Chávez siegt in Venezuela

Der Populist und ehemalige Putschist Hugo Chávez verweist als unabhängiger Kandidat die gesamte traditionelle politische Elite des Landes in die Opposition  ■ Von Bernd Pickert

Berlin (taz) – Mit gut 56 Prozent der Stimmen hat der 44jährige unabhängige Kandidat Hugo Chávez die Präsidentschaftswahlen in Venezuela klar gewonnen. Sein Gegenkandidat Henrique Salas Römer, der von beiden traditionellen Parteien Venezuelas, der sozialdemokratischen „Demokratischen Aktion“ (AD) und der christdemokratischen Copei, unterstützt worden war, kam nur auf knapp 40 Prozent, die unabhängige ehemalige Miß Universum Irene Saénz auf nicht einmal 4 Prozent.

Der ehemalige Fallschirmspringer Hugo Chávez, der mit markigen Sprüchen gegen das politische Establishment angetreten war, hatte 1992 mit einem Putsch die Macht zu erobern versucht und war gescheitert. Die folgenden zwei Jahre hatte er im Gefängnis verbracht.

Seine Wahl ist vor allem eine Entscheidung gegen das bisherige Zweiparteiensystem Venezuelas, in dem sich AD und Copei seit 1958 an der Macht abgewechselt hatten – gegen eine politische Staatselite, die sich in den letzten Jahren immer wieder mit Korruptionsvorwürfen auseinanderzusetzen hatte. Der große sozialdemokratische Präsident Carlos Andres Pérez etwa, jahrelang das lateinamerikanische Flaggschiff der Sozialistischen Internationale, hatte einen Korruptionsprozeß nach dem anderen am Hals und mußte 1993 wegen Korruptionsvorwürfen aus dem Amt scheiden. Er wurde von dem 82jährigen, halbsenilen Christdemokraten Rafael Caldera abgelöst. Jetzt, nach dem Sieg Chávez', spricht Carlos Andres Pérez von einem „Abschied vom Zyklus der Demokratie“.

Chávez selbst findet dafür ganz andere Worte: Mit seinem Sieg werde „Venezuela wiedergeboren“, verkündete er. Einen radikalen Umbau von Gesellschaft, Demokratie und Wirtschaft hatte er im Wahlkampf versprochen – jetzt versuchte er, die Investoren zu beruhigen.

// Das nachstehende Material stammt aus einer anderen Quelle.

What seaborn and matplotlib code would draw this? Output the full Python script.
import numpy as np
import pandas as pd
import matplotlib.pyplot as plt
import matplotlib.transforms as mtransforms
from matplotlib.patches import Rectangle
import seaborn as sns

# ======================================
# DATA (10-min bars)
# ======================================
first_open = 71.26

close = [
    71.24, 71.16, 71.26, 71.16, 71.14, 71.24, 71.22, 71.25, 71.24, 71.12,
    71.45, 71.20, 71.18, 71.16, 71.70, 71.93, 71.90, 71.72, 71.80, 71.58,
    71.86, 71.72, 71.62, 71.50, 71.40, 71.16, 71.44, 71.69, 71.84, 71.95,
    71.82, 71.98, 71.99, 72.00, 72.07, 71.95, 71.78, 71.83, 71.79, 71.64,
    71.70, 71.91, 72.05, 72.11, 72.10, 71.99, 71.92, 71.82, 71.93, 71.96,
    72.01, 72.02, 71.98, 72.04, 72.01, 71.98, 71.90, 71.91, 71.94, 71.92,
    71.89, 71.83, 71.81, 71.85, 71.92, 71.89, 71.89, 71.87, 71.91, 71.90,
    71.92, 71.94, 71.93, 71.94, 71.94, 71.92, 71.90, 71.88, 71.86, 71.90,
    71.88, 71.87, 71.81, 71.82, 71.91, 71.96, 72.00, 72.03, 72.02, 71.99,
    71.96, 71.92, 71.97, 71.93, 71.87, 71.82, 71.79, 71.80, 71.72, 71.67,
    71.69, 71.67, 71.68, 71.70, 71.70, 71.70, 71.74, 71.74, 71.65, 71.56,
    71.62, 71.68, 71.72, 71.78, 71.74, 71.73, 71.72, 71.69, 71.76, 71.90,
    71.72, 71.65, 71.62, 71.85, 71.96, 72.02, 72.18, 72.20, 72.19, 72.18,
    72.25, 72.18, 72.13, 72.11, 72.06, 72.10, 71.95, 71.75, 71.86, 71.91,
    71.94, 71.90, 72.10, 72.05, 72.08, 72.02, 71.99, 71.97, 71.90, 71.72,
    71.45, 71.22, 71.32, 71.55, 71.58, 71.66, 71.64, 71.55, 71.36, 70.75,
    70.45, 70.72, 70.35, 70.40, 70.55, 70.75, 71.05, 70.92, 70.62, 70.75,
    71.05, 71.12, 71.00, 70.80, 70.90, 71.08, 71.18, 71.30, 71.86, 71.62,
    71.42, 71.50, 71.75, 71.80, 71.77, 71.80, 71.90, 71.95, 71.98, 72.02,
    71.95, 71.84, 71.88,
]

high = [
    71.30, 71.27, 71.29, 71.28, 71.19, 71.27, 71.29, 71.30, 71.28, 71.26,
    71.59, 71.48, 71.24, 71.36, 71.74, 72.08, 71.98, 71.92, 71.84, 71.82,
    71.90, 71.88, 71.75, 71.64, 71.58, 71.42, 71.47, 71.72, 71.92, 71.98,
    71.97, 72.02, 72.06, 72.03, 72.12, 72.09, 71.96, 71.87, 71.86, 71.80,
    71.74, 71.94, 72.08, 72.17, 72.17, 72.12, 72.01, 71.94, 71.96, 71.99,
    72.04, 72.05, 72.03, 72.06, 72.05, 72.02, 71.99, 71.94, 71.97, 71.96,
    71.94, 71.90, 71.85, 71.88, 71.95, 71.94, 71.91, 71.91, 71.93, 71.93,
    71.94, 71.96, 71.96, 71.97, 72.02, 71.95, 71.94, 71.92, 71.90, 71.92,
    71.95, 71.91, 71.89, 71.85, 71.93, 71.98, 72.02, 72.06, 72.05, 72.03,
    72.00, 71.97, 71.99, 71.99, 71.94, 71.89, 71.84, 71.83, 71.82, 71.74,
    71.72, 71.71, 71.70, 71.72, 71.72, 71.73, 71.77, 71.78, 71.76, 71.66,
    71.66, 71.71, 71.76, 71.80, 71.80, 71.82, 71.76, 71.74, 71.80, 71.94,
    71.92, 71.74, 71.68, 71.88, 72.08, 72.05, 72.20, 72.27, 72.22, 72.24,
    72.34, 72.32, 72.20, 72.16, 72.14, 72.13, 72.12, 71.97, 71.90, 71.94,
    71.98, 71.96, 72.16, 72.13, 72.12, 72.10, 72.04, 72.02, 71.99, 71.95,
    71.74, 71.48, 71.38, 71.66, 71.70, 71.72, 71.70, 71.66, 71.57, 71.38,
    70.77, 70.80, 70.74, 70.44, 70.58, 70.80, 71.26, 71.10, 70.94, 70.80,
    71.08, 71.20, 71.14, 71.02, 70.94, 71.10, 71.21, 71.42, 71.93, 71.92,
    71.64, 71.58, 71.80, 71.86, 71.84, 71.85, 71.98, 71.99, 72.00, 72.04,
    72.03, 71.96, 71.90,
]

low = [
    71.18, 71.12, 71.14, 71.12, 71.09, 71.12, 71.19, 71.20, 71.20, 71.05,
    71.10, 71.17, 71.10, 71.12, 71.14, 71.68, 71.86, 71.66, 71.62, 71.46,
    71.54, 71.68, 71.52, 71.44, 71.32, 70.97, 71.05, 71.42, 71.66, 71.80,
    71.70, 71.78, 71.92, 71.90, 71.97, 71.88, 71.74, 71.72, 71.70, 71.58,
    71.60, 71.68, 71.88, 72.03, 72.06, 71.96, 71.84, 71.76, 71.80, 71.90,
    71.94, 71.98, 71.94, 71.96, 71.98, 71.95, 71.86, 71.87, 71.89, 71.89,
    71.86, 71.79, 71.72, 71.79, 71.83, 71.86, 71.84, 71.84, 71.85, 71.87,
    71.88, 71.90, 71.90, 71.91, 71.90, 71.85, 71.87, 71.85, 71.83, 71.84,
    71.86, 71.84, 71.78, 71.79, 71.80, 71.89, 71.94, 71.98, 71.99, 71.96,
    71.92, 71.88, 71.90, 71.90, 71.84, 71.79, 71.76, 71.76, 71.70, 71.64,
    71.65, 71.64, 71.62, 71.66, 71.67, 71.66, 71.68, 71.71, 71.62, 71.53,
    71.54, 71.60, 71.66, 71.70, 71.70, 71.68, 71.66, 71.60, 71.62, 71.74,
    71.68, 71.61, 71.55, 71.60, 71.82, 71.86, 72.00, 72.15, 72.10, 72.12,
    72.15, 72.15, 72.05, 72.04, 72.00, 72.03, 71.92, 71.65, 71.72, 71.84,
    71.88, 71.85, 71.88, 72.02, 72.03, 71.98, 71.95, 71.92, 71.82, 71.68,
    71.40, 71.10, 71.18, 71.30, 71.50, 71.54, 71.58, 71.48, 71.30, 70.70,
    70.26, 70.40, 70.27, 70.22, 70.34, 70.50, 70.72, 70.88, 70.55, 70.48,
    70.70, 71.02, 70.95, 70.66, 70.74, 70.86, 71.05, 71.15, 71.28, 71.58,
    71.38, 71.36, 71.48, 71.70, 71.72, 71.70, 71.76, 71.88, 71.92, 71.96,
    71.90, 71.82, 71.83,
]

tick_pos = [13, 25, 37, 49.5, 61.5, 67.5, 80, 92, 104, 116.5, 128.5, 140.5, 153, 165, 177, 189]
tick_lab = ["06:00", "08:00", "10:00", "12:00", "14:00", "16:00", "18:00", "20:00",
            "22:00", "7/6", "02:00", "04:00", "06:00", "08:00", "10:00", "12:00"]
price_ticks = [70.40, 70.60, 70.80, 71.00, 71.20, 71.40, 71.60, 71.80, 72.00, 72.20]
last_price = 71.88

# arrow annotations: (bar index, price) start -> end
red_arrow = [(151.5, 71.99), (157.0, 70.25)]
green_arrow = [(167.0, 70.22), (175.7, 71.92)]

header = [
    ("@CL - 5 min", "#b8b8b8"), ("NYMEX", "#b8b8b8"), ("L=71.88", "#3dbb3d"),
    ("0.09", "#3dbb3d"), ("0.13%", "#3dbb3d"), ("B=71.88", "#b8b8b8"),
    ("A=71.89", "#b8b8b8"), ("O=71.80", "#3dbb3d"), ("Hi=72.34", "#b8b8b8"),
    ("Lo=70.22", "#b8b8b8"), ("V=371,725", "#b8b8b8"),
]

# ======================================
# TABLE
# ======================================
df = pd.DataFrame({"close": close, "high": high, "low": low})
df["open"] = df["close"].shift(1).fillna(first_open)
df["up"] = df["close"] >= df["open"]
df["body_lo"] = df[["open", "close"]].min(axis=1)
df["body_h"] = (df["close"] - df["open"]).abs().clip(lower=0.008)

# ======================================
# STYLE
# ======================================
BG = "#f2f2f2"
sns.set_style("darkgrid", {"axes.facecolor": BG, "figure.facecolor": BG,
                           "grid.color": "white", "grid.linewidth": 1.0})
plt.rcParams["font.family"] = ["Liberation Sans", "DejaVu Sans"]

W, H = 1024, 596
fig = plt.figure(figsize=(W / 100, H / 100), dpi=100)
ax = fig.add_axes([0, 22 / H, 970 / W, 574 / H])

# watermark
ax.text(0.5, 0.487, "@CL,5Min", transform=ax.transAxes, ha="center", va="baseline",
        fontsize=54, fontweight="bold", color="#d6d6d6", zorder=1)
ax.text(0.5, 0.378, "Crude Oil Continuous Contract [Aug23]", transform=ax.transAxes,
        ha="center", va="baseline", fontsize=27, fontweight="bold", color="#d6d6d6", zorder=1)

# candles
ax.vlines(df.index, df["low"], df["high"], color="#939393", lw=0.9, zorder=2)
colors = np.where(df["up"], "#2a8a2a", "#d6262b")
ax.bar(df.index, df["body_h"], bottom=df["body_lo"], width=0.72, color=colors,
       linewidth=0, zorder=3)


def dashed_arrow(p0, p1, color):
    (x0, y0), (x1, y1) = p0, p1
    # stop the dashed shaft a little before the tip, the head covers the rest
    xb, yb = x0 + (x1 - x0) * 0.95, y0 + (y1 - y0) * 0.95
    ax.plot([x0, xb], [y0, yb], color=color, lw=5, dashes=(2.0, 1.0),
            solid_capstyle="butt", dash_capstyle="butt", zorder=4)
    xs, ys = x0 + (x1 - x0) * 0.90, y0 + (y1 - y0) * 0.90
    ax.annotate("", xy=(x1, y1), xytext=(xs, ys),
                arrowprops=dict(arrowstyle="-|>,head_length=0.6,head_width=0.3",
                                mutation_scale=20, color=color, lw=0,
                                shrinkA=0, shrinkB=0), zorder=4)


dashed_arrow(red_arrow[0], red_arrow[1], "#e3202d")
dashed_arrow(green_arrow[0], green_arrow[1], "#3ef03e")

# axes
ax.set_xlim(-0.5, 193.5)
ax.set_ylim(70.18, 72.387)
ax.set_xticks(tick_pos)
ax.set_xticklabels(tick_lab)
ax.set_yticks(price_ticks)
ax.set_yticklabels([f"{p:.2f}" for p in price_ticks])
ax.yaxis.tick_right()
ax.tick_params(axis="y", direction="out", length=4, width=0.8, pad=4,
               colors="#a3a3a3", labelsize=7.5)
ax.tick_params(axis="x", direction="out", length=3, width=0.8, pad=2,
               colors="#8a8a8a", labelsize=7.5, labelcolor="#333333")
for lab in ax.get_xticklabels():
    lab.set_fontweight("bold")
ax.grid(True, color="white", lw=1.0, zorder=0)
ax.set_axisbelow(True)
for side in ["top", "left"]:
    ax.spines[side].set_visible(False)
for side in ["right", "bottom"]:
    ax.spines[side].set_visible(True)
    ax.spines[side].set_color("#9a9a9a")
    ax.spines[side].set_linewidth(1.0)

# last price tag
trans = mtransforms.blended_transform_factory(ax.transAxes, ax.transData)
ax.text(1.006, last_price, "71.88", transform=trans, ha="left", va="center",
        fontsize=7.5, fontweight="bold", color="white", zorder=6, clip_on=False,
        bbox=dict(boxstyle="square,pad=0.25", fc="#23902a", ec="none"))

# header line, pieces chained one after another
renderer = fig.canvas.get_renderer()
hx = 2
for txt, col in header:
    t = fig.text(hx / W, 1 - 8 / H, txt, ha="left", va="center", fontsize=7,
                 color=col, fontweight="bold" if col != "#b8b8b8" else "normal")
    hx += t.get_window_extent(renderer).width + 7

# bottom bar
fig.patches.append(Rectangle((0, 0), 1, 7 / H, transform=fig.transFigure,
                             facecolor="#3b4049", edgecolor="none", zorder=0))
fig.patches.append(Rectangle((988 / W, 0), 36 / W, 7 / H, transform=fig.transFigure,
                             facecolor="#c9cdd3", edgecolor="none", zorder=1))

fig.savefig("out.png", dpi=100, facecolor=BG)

Ob ihm das mit den zwei Worten „Habt Vertrauen!“ gelingen wird, ist hingegen fraglich.

Das Volk allerdings liebt Chávez, besonders die Armen setzen all ihre Hoffnungen in den „Comandante“. Auf den Straßen Venezuelas feierten noch am Wahlabend Tausende Menschen seinen Sieg. „Chávez ist der einzige mit einem wirklichen Sinn für das Volk“, und: „Jetzt werden wir eine echte Demokratie haben – die Korrupten werden gehen müssen“, diktierten Demonstranten den Reportern in die Mikrofone.

Im lateinamerikanischen Kontext setzt die Wahl Chávez' die Reihe der Wahlsiege von unabhängigen Kandidaten fort, die Anfang der 90er Jahre eingeleitet worden war. Dabei produziert das politische Establishment die eigenartigsten Antithesen: Von Neoliberalen mit diktatorischen Anwandlungen wie Alberto Fujimori in Peru über dumpfe Marionetten der Medienkonzerne wie Fernando Collor de Mello in Brasilien bis zum durchgeknallten Abdala Bucaram, der 1996 zum Präsidenten Ecuadors gewählt wurde. Collor de Mello wurde alsbald per Impeachment aus dem Amt gejagt; Bucaram 1997 wegen Unzurechnungsfähigkeit entlassen; Fujimori regiert noch heute und kämpft um eine weitere Amtszeit. Die Hoffnung, ein unabhängiger Kandidat werde mit Verve gegen Korruption und Machtmißbrauch antreten und Demokratie und soziale Umverteilung stärken, hat sich noch nirgends bewahrheitet. Am 2. Februar wird Chávez in Venezuela sein Amt antreten.